MIAMI -- President Barack Obama should roll back U.S. curbs on Cuba to encourage democratic change without waiting for Havana to make reforms first, a group of diplomats, academics and opinion leaders said on Thursday.
The international group sponsored by the Washington-based Brookings Institution think tank urged the new U.S. president to seize the initiative to defuse half a century of political enmity between Washington and the Communist-ruled Caribbean island.
While stopping short of demanding an outright end to the 47-year-old U.S. economic embargo on Cuba, the "U.S. Policy Toward a Cuba in Transition" group recommended various steps to ease restrictions on travel and trade with the island, and to boost cooperation and "people-to-people" contacts.
Washington's long-standing policy of trying to end communist rule in Cuba through diplomatic isolation and the embargo must be replaced with a more intelligent policy of "critical and constructive engagement," said the group, which included U.S., Canadian, Spanish and British diplomats and academics, and a leader of the Cuban-American community.
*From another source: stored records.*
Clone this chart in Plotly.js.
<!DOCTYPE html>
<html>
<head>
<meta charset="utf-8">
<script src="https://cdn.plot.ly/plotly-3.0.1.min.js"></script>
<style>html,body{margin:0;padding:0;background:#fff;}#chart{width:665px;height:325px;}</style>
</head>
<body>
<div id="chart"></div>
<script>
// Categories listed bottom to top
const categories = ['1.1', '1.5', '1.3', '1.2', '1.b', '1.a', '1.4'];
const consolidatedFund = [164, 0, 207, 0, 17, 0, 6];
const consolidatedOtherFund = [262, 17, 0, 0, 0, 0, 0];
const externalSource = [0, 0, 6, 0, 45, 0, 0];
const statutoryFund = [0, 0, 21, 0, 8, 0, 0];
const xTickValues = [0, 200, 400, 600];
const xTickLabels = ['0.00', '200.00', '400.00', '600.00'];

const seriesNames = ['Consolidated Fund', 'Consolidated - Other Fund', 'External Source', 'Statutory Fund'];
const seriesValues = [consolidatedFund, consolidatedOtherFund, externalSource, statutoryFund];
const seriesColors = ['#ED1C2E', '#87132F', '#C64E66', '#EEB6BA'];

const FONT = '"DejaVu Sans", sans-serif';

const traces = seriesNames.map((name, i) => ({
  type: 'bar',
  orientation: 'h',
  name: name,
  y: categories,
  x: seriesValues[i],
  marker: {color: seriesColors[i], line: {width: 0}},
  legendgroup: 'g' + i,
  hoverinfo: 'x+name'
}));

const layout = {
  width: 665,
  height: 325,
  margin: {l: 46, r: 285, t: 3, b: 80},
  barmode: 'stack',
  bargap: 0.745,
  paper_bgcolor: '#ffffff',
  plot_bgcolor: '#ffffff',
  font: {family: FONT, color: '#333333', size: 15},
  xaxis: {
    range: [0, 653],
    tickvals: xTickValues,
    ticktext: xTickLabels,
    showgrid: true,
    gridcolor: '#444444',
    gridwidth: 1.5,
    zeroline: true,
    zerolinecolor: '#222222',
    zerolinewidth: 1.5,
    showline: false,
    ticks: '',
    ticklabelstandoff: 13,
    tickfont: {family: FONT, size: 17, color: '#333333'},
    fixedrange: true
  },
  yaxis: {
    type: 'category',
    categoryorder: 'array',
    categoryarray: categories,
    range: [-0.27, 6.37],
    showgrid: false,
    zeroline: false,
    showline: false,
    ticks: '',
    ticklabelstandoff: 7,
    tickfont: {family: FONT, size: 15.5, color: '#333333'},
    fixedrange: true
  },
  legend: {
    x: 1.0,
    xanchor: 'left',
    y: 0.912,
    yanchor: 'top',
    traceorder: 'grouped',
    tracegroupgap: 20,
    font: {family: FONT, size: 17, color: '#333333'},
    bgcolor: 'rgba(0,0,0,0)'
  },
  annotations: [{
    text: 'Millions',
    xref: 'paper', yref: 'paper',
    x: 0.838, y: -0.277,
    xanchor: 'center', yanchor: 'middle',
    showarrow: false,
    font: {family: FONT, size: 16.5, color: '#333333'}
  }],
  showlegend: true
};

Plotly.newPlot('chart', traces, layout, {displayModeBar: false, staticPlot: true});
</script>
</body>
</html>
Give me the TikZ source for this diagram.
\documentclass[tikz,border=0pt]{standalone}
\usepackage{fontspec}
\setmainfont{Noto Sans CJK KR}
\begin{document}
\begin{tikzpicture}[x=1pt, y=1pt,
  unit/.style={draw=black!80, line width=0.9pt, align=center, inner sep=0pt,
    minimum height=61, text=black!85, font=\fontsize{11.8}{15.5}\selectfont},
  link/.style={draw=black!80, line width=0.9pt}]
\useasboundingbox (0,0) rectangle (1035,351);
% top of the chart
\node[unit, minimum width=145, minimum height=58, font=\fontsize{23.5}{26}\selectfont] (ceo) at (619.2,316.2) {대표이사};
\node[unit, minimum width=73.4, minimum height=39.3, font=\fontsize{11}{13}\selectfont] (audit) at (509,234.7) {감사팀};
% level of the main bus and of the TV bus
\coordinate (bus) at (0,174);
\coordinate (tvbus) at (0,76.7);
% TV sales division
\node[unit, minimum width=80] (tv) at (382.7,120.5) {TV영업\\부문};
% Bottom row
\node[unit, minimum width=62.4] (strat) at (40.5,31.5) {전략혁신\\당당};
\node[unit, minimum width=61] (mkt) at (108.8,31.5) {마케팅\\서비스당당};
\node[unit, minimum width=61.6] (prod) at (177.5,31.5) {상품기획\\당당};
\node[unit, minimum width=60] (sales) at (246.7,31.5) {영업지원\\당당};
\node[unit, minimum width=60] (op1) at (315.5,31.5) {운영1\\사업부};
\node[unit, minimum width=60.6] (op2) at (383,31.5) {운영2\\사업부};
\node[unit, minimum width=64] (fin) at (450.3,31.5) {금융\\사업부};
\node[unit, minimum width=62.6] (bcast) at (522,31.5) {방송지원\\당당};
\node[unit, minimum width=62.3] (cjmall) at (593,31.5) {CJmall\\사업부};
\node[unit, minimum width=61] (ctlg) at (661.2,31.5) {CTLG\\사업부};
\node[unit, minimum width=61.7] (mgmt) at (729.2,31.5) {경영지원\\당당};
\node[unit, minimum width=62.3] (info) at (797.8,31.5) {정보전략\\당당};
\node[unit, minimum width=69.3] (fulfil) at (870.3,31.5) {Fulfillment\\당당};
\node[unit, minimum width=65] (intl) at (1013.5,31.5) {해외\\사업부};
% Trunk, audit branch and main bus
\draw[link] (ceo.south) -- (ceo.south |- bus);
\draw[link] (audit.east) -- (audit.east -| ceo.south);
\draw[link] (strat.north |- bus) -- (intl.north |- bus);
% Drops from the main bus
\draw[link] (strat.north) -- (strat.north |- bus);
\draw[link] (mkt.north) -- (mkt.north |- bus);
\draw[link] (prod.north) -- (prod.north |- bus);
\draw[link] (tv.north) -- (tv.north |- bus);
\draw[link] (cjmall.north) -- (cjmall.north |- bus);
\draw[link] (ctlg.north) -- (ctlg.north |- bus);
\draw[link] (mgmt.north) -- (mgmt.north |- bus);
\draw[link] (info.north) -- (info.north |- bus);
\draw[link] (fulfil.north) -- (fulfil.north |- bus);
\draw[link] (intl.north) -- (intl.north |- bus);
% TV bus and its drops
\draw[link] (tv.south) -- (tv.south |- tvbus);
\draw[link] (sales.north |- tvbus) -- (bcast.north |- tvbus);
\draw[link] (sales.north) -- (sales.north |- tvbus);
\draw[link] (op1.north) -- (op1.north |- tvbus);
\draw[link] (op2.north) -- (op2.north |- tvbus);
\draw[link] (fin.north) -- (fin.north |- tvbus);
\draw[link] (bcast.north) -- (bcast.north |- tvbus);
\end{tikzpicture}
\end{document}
"A policy of status quo is no longer possible ... We need a policy that is pro-active toward Cuba ... a new dynamic to change half a century of unfriendly relationship," said Ambassador Vicki Huddleston, who served as head of the U.S. Interests Section in Havana from 1999 to 2002.
"It cannot consist of megaphone diplomacy ... It cannot consist of 'If you do this, I do that,'" she added.
The group urged Obama to use his executive authority to quickly dismantle some of the tangled web of U.S. sanctions against Cuba -- without waiting for Congress's approval.
The group recommended short-term initiatives including easing family and humanitarian travel, starting an official dialogue on issues like migration, counter-narcotics and the environment, and allowing the sale of communications equipment to Cuba.
The ultimate goal would be restoration of normal ties.
Brookings Institution Vice President Carlos Pascual said Obama's election, coupled with Fidel Castro's handover of power in Cuba last year to younger brother Raul, created a "unique opportunity" to improve U.S. policy toward the island.
Havana has been largely dismissive of U.S. initiatives that do not focus on ending the embargo, which it sees as enshrining decades of U.S. aggression against its people and sovereignty.
In what some hope could be a first step in changing the U.S. policy of shunning Cuba, the U.S. House of Representatives passed legislation on Wednesday easing restrictions on trade with Cuba and family travel to the island.
But the legislation could face trouble in the Senate.
While several Cuban-American members of Congress oppose dismantling the Cuba embargo, Francisco "Pepe" Hernandez, President of the Cuban American National Foundation, a leading Miami-based Cuban exile group, said he favored a new policy.
"We saw a lot of tough talk during the last administration, tough talk and doing nothing, like waiting for snow in Havana," he said.